— begin —

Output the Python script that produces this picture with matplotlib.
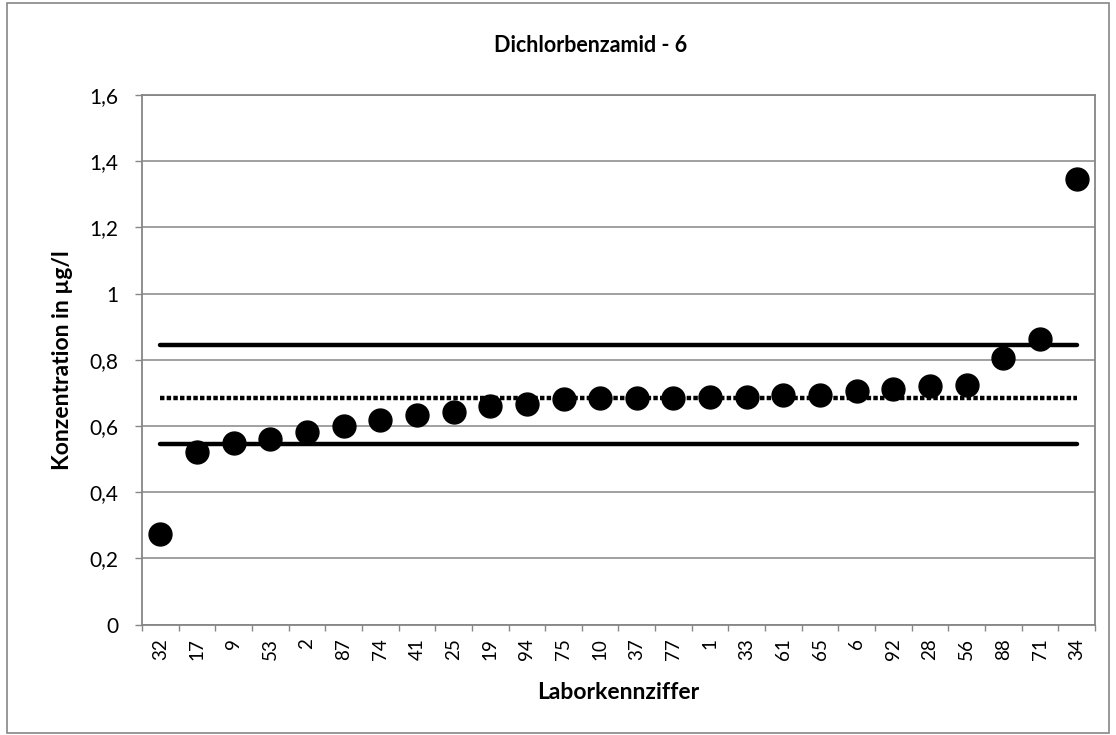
#!/usr/bin/env python3
"""Dichlorbenzamid - 6: lab results sorted ascending with reference lines."""
import matplotlib

matplotlib.use("Agg")
import matplotlib.pyplot as plt
import numpy as np
from matplotlib.patches import Rectangle

labs = ["32", "17", "9", "53", "2", "87", "74", "41", "25", "19", "94", "75", "10",
        "37", "77", "1", "33", "61", "65", "6", "92", "28", "56", "88", "71", "34"]
values = [0.273, 0.522, 0.549, 0.562, 0.582, 0.601, 0.617, 0.632, 0.642, 0.659,
          0.667, 0.682, 0.685, 0.685, 0.685, 0.687, 0.689, 0.695, 0.695, 0.706,
          0.711, 0.721, 0.723, 0.806, 0.864, 1.345]
upper_limit = 0.845
assigned = 0.686
lower_limit = 0.545
y_ticks = [0, 0.2, 0.4, 0.6, 0.8, 1.0, 1.2, 1.4, 1.6]
y_ticklabels = ["0", "0,2", "0,4", "0,6", "0,8", "1", "1,2", "1,4", "1,6"]

GRID = "#868686"
FONT = "Lato"

fig = plt.figure(figsize=(11.16, 7.35), dpi=100)
ax = fig.add_axes([0.1272, 0.1503, 0.8540, 0.7204])

x = np.arange(len(labs))
ax.plot([x[0], x[-1]], [upper_limit] * 2, color="black", linewidth=3.2,
        solid_capstyle="round", zorder=2)
ax.plot([x[0], x[-1]], [lower_limit] * 2, color="black", linewidth=3.2,
        solid_capstyle="round", zorder=2)
ax.plot([x[0], x[-1]], [assigned] * 2, color="black", linewidth=3.2,
        linestyle=(0, (1.0, 0.5)), dash_capstyle="butt", zorder=2)
ax.plot(x, values, "o", color="black", markersize=16.5, zorder=3)

ax.set_xlim(-0.5, len(labs) - 0.5)
ax.set_ylim(0, 1.6)
ax.set_yticks(y_ticks)
ax.set_yticklabels(y_ticklabels, fontsize=15, family=FONT)
ax.set_xticks(x)
ax.set_xticklabels(labs, rotation=90, fontsize=13.5, family=FONT)
ax.set_xticks(np.arange(len(labs) + 1) - 0.5, minor=True)
ax.tick_params(axis="x", which="major", length=0, pad=10)
ax.tick_params(axis="x", which="minor", length=4, color=GRID, width=1)
ax.tick_params(axis="y", length=5, color=GRID, width=1, pad=12)
ax.grid(True, axis="y", color=GRID, linewidth=1.1, zorder=0)
ax.set_axisbelow(True)
for s in ax.spines.values():
    s.set_color(GRID)
    s.set_linewidth(1.3)

fig.text(0.529, 0.938, "Dichlorbenzamid - 6", ha="center", va="center",
         fontsize=15.5, fontweight="bold", family=FONT)
fig.text(0.554, 0.058, "Laborkennziffer", ha="center", va="center",
         fontsize=16.5, fontweight="bold", family=FONT)
fig.text(0.0556, 0.510, "Konzentration in µg/l", ha="center", va="center",
         rotation=90, fontsize=16.5, fontweight="bold", family=FONT)

# chart area border
fig.patches.append(Rectangle((0.006, 0.003), 0.988, 0.993, transform=fig.transFigure,
                             fill=False, edgecolor=GRID, linewidth=1.2))

fig.savefig("out.png", dpi=100)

— end —

Short problem: Starting at the top of the listing above, please restate word for word each line up to and including the one that holds "from matplotlib.patches import Rectangle", omitting every image.

Reply:
Output the Python script that produces this picture with matplotlib.
#!/usr/bin/env python3
"""Dichlorbenzamid - 6: lab results sorted ascending with reference lines."""
import matplotlib

matplotlib.use("Agg")
import matplotlib.pyplot as plt
import numpy as np
from matplotlib.patches import Rectangle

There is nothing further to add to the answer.